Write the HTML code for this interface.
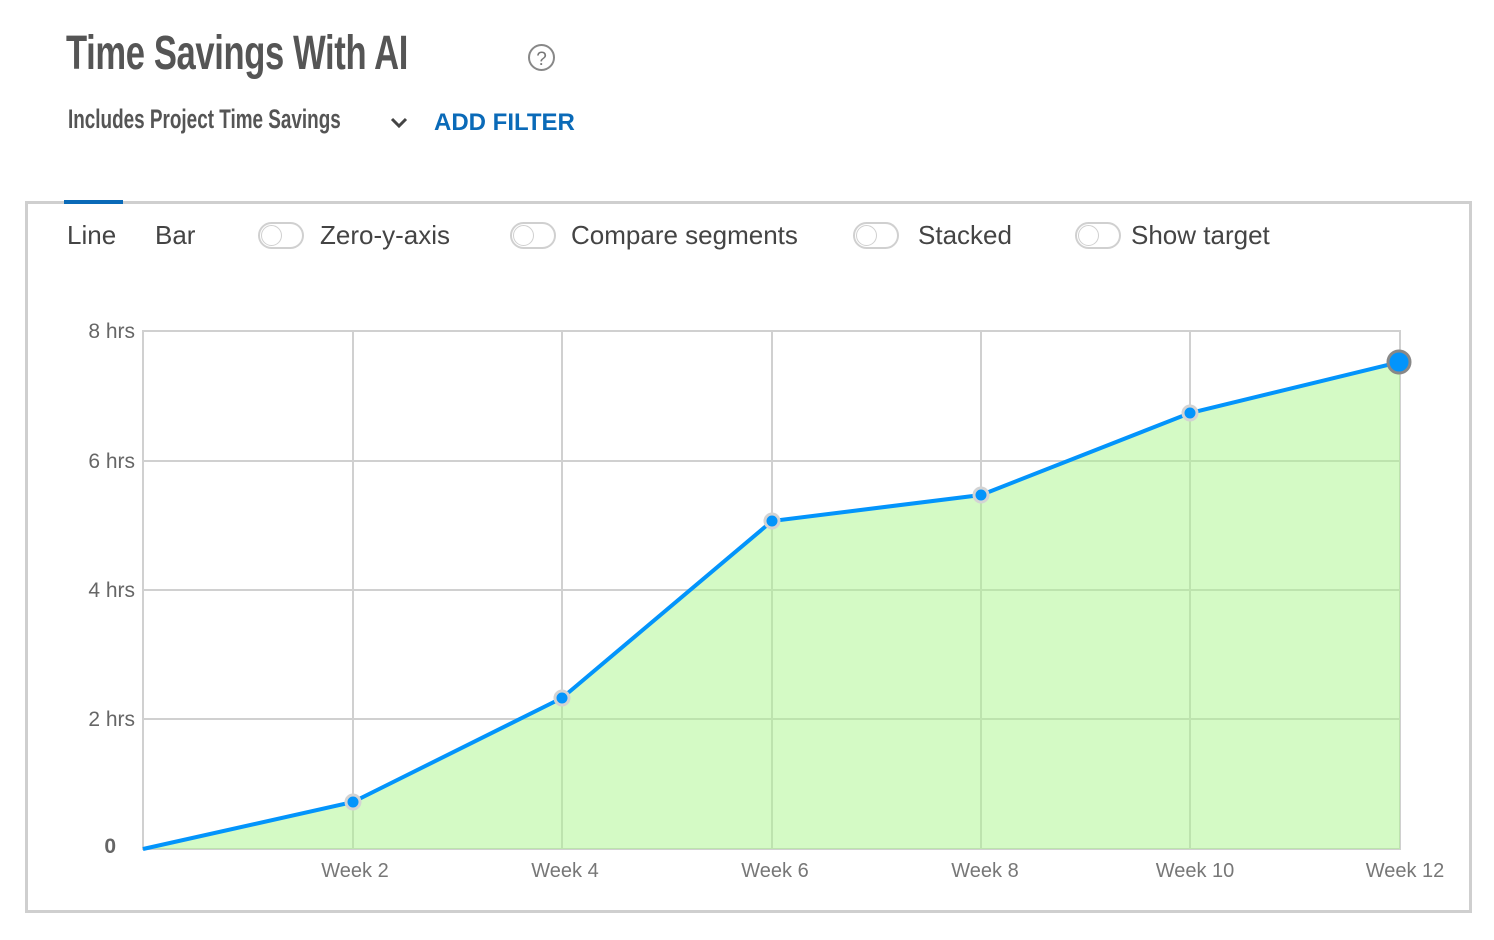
<!DOCTYPE html>
<html><head><style>
body{margin:0;width:1494px;height:940px;background:#fff;position:relative;font-family:"Liberation Sans",sans-serif;overflow:hidden}
.t{position:absolute;white-space:nowrap}
.title{left:66px;top:26px;font-size:48px;font-weight:bold;color:#555;transform:scaleX(0.72);transform-origin:left top;letter-spacing:-0.5px}
.sub{left:68px;top:104px;font-size:27px;font-weight:bold;color:#555;transform:scaleX(0.70);transform-origin:left top}
.add{left:434px;top:109px;font-size:24px;font-weight:bold;color:#0a6ab8}
.box{position:absolute;left:25px;top:201px;width:1441px;height:706px;border:3px solid #cfcfcf}
.tab{position:absolute;left:64px;top:200px;width:59px;height:4px;background:#0a6ab8}
.opt{font-size:26px;color:#444;top:220px}
.tg{position:absolute;width:46px;height:27px;border:2px solid #d0d0d0;border-radius:15px;top:222px;box-sizing:border-box}
.tg:after{content:"";position:absolute;left:1px;top:1px;width:21px;height:21px;border:1px solid #d0d0d0;border-radius:50%;box-sizing:border-box}
</style></head><body>
<div class="t title">Time Savings With AI</div>
<svg class="t" style="left:526px;top:42px" width="32" height="32"><circle cx="15.5" cy="15.5" r="12.5" fill="none" stroke="#888" stroke-width="2"/><text x="15.5" y="23" font-size="19" text-anchor="middle" fill="#777" font-family="Liberation Sans">?</text></svg>
<div class="t sub">Includes Project Time Savings</div>
<svg class="t" style="left:389px;top:115px" width="20" height="16"><path d="M3 4 L10 11 L17 4" fill="none" stroke="#444" stroke-width="3"/></svg>
<div class="t add">ADD FILTER</div>
<div class="box"></div>
<div class="tab"></div>
<div class="t opt" style="left:67px">Line</div>
<div class="t opt" style="left:155px">Bar</div>
<div class="tg" style="left:258px"></div><div class="t opt" style="left:320px">Zero-y-axis</div>
<div class="tg" style="left:510px"></div><div class="t opt" style="left:571px">Compare segments</div>
<div class="tg" style="left:853px"></div><div class="t opt" style="left:918px">Stacked</div>
<div class="tg" style="left:1075px"></div><div class="t opt" style="left:1131px">Show target</div>
<svg class="t" style="left:0;top:0" width="1494" height="940" font-family="Liberation Sans">
<g stroke="#d0d0d0" stroke-width="2" fill="none">
<rect x="143" y="331" width="1257" height="518"/>
<line x1="143" y1="461" x2="1400" y2="461"/><line x1="143" y1="590" x2="1400" y2="590"/><line x1="143" y1="719" x2="1400" y2="719"/>
<line x1="353" y1="331" x2="353" y2="849"/><line x1="562" y1="331" x2="562" y2="849"/><line x1="772" y1="331" x2="772" y2="849"/><line x1="981" y1="331" x2="981" y2="849"/><line x1="1190" y1="331" x2="1190" y2="849"/>
</g>
<polygon points="143,849 353,802 562,698 772,521 981,495 1190,413 1400,362 1400,849" fill="rgba(170,245,140,0.5)"/>
<polyline points="143,849 353,802 562,698 772,521 981,495 1190,413 1400,362" fill="none" stroke="#0394fb" stroke-width="4"/>
<g fill="#0394fb" stroke="#d3d3d3" stroke-width="3">
<circle cx="353" cy="802" r="7"/><circle cx="562" cy="698" r="7"/><circle cx="772" cy="521" r="7"/><circle cx="981" cy="495" r="7"/><circle cx="1190" cy="413" r="7"/>
</g>
<circle cx="1399" cy="362" r="11" fill="#0394fb" stroke="#888" stroke-width="3"/>
<g font-size="21" fill="#666" text-anchor="end">
<text x="135" y="338">8 hrs</text><text x="135" y="468">6 hrs</text><text x="135" y="597">4 hrs</text><text x="135" y="726">2 hrs</text><text x="116" y="853" font-weight="bold">0</text>
</g>
<g font-size="20" fill="#777" text-anchor="middle">
<text x="355" y="877">Week 2</text><text x="565" y="877">Week 4</text><text x="775" y="877">Week 6</text><text x="985" y="877">Week 8</text><text x="1195" y="877">Week 10</text><text x="1405" y="877">Week 12</text>
</g>
</svg>
</body></html>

:::::

* _YOUR INSTRUCTIONS_
Repeat the lines above exactly, and keep every picture out.

* _FULL SOLUTION_
Write the HTML code for this interface.
<!DOCTYPE html>
<html><head><style>
body{margin:0;width:1494px;height:940px;background:#fff;position:relative;font-family:"Liberation Sans",sans-serif;overflow:hidden}
.t{position:absolute;white-space:nowrap}
.title{left:66px;top:26px;font-size:48px;font-weight:bold;color:#555;transform:scaleX(0.72);transform-origin:left top;letter-spacing:-0.5px}
.sub{left:68px;top:104px;font-size:27px;font-weight:bold;color:#555;transform:scaleX(0.70);transform-origin:left top}
.add{left:434px;top:109px;font-size:24px;font-weight:bold;color:#0a6ab8}
.box{position:absolute;left:25px;top:201px;width:1441px;height:706px;border:3px solid #cfcfcf}
.tab{position:absolute;left:64px;top:200px;width:59px;height:4px;background:#0a6ab8}
.opt{font-size:26px;color:#444;top:220px}
.tg{position:absolute;width:46px;height:27px;border:2px solid #d0d0d0;border-radius:15px;top:222px;box-sizing:border-box}
.tg:after{content:"";position:absolute;left:1px;top:1px;width:21px;height:21px;border:1px solid #d0d0d0;border-radius:50%;box-sizing:border-box}
</style></head><body>
<div class="t title">Time Savings With AI</div>
<svg class="t" style="left:526px;top:42px" width="32" height="32"><circle cx="15.5" cy="15.5" r="12.5" fill="none" stroke="#888" stroke-width="2"/><text x="15.5" y="23" font-size="19" text-anchor="middle" fill="#777" font-family="Liberation Sans">?</text></svg>
<div class="t sub">Includes Project Time Savings</div>
<svg class="t" style="left:389px;top:115px" width="20" height="16"><path d="M3 4 L10 11 L17 4" fill="none" stroke="#444" stroke-width="3"/></svg>
<div class="t add">ADD FILTER</div>
<div class="box"></div>
<div class="tab"></div>
<div class="t opt" style="left:67px">Line</div>
<div class="t opt" style="left:155px">Bar</div>
<div class="tg" style="left:258px"></div><div class="t opt" style="left:320px">Zero-y-axis</div>
<div class="tg" style="left:510px"></div><div class="t opt" style="left:571px">Compare segments</div>
<div class="tg" style="left:853px"></div><div class="t opt" style="left:918px">Stacked</div>
<div class="tg" style="left:1075px"></div><div class="t opt" style="left:1131px">Show target</div>
<svg class="t" style="left:0;top:0" width="1494" height="940" font-family="Liberation Sans">
<g stroke="#d0d0d0" stroke-width="2" fill="none">
<rect x="143" y="331" width="1257" height="518"/>
<line x1="143" y1="461" x2="1400" y2="461"/><line x1="143" y1="590" x2="1400" y2="590"/><line x1="143" y1="719" x2="1400" y2="719"/>
<line x1="353" y1="331" x2="353" y2="849"/><line x1="562" y1="331" x2="562" y2="849"/><line x1="772" y1="331" x2="772" y2="849"/><line x1="981" y1="331" x2="981" y2="849"/><line x1="1190" y1="331" x2="1190" y2="849"/>
</g>
<polygon points="143,849 353,802 562,698 772,521 981,495 1190,413 1400,362 1400,849" fill="rgba(170,245,140,0.5)"/>
<polyline points="143,849 353,802 562,698 772,521 981,495 1190,413 1400,362" fill="none" stroke="#0394fb" stroke-width="4"/>
<g fill="#0394fb" stroke="#d3d3d3" stroke-width="3">
<circle cx="353" cy="802" r="7"/><circle cx="562" cy="698" r="7"/><circle cx="772" cy="521" r="7"/><circle cx="981" cy="495" r="7"/><circle cx="1190" cy="413" r="7"/>
</g>
<circle cx="1399" cy="362" r="11" fill="#0394fb" stroke="#888" stroke-width="3"/>
<g font-size="21" fill="#666" text-anchor="end">
<text x="135" y="338">8 hrs</text><text x="135" y="468">6 hrs</text><text x="135" y="597">4 hrs</text><text x="135" y="726">2 hrs</text><text x="116" y="853" font-weight="bold">0</text>
</g>
<g font-size="20" fill="#777" text-anchor="middle">
<text x="355" y="877">Week 2</text><text x="565" y="877">Week 4</text><text x="775" y="877">Week 6</text><text x="985" y="877">Week 8</text><text x="1195" y="877">Week 10</text><text x="1405" y="877">Week 12</text>
</g>
</svg>
</body></html>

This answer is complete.